▸ Dataset excerpt
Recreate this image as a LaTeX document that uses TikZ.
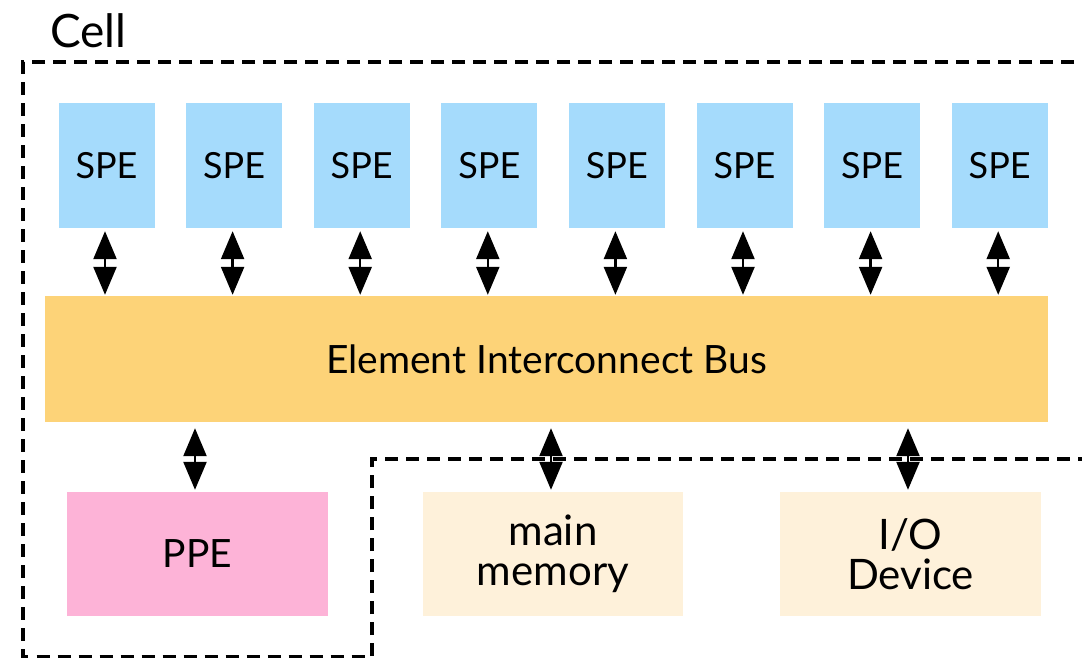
\documentclass[tikz,border=0pt]{standalone}
\usepackage{fontspec}
\setmainfont{Lato}
\usetikzlibrary{arrows.meta}
\definecolor{speblue}{HTML}{A5DBFC}
\definecolor{busorange}{HTML}{FDD378}
\definecolor{ppepink}{HTML}{FDB3D7}
\definecolor{memcream}{HTML}{FEF1DA}
\begin{document}
\begin{tikzpicture}[x=1pt,y=-1pt,
  blk/.style={inner sep=0pt, align=center, draw=none},
  spebox/.style={blk, fill=speblue, minimum width=96pt, minimum height=125pt, font=\fontsize{36}{42}\selectfont},
  busbox/.style={blk, fill=busorange, minimum width=1003pt, minimum height=126pt, font=\fontsize{39}{44}\selectfont},
  lowbox/.style={blk, minimum width=261pt, minimum height=124pt, font=\fontsize{39}{42}\selectfont},
  twoline/.style={font=\fontsize{42}{43}\selectfont},
  link/.style={line width=2.4pt, {Triangle[width=23pt,length=28pt]}-{Triangle[width=23pt,length=28pt]}},
  celldash/.style={line width=3.2pt, dash pattern=on 13pt off 8pt},
]
\useasboundingbox (0,0) rectangle (1082,657);
\clip (0,0) rectangle (1082,657);
\fill[white] (0,0) rectangle (1082,657);

\foreach \i in {1,...,8} {
  \node[spebox] (s\i) at ({106.5+127.6*(\i-1)},165.5) {SPE};
}
\node[busbox] (bus) at (546.5,359) {Element Interconnect Bus};
\node[lowbox, fill=ppepink] (ppe) at (197.5,554) {PPE};
\node[lowbox, twoline, fill=memcream, minimum width=260pt] (mem) at (553,554) {\raisebox{-3pt}{main}\\memory};
\node[lowbox, twoline, fill=memcream] (io) at (910.5,554) {\raisebox{-3pt}{I/O}\\Device};

\foreach \i in {1,...,8} {
  \draw[link, shorten <=3pt, shorten >=1pt] ([xshift=-1.5pt]s\i.south) -- ([xshift=-1.5pt]s\i.south |- bus.north);
}
\draw[link, shorten <=6pt, shorten >=2pt] ([xshift=-2.5pt]bus.south -| ppe.north) -- ([xshift=-2.5pt]ppe.north);
\draw[link, shorten <=6pt, shorten >=2pt] ([xshift=-2pt]bus.south -| mem.north) -- ([xshift=-2pt]mem.north);
\draw[link, shorten <=6pt, shorten >=2pt] ([xshift=-2.5pt]bus.south -| io.north) -- ([xshift=-2.5pt]io.north);

\coordinate (ctr) at (1095,62);
\coordinate (cbl) at (23,656.5);
\coordinate (cin) at (372,459);
\coordinate (cir) at (1095,459);
\draw[celldash] (ctr) -| (cbl) -| (cin) -- (cir);
\node[anchor=base west, inner sep=0pt, font=\fontsize{46}{52}\selectfont] (cell) at (50,47) {Cell};
\end{tikzpicture}
\end{document}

▸ Your goal
Copy nothing but the lines from the top of the data down to the line containing "io.north) -- ([xshift=-2.5pt]io.north);", and leave the pictures out.

▸ Result of the exercise
Recreate this image as a LaTeX document that uses TikZ.
\documentclass[tikz,border=0pt]{standalone}
\usepackage{fontspec}
\setmainfont{Lato}
\usetikzlibrary{arrows.meta}
\definecolor{speblue}{HTML}{A5DBFC}
\definecolor{busorange}{HTML}{FDD378}
\definecolor{ppepink}{HTML}{FDB3D7}
\definecolor{memcream}{HTML}{FEF1DA}
\begin{document}
\begin{tikzpicture}[x=1pt,y=-1pt,
  blk/.style={inner sep=0pt, align=center, draw=none},
  spebox/.style={blk, fill=speblue, minimum width=96pt, minimum height=125pt, font=\fontsize{36}{42}\selectfont},
  busbox/.style={blk, fill=busorange, minimum width=1003pt, minimum height=126pt, font=\fontsize{39}{44}\selectfont},
  lowbox/.style={blk, minimum width=261pt, minimum height=124pt, font=\fontsize{39}{42}\selectfont},
  twoline/.style={font=\fontsize{42}{43}\selectfont},
  link/.style={line width=2.4pt, {Triangle[width=23pt,length=28pt]}-{Triangle[width=23pt,length=28pt]}},
  celldash/.style={line width=3.2pt, dash pattern=on 13pt off 8pt},
]
\useasboundingbox (0,0) rectangle (1082,657);
\clip (0,0) rectangle (1082,657);
\fill[white] (0,0) rectangle (1082,657);

\foreach \i in {1,...,8} {
  \node[spebox] (s\i) at ({106.5+127.6*(\i-1)},165.5) {SPE};
}
\node[busbox] (bus) at (546.5,359) {Element Interconnect Bus};
\node[lowbox, fill=ppepink] (ppe) at (197.5,554) {PPE};
\node[lowbox, twoline, fill=memcream, minimum width=260pt] (mem) at (553,554) {\raisebox{-3pt}{main}\\memory};
\node[lowbox, twoline, fill=memcream] (io) at (910.5,554) {\raisebox{-3pt}{I/O}\\Device};

\foreach \i in {1,...,8} {
  \draw[link, shorten <=3pt, shorten >=1pt] ([xshift=-1.5pt]s\i.south) -- ([xshift=-1.5pt]s\i.south |- bus.north);
}
\draw[link, shorten <=6pt, shorten >=2pt] ([xshift=-2.5pt]bus.south -| ppe.north) -- ([xshift=-2.5pt]ppe.north);
\draw[link, shorten <=6pt, shorten >=2pt] ([xshift=-2pt]bus.south -| mem.north) -- ([xshift=-2pt]mem.north);
\draw[link, shorten <=6pt, shorten >=2pt] ([xshift=-2.5pt]bus.south -| io.north) -- ([xshift=-2.5pt]io.north);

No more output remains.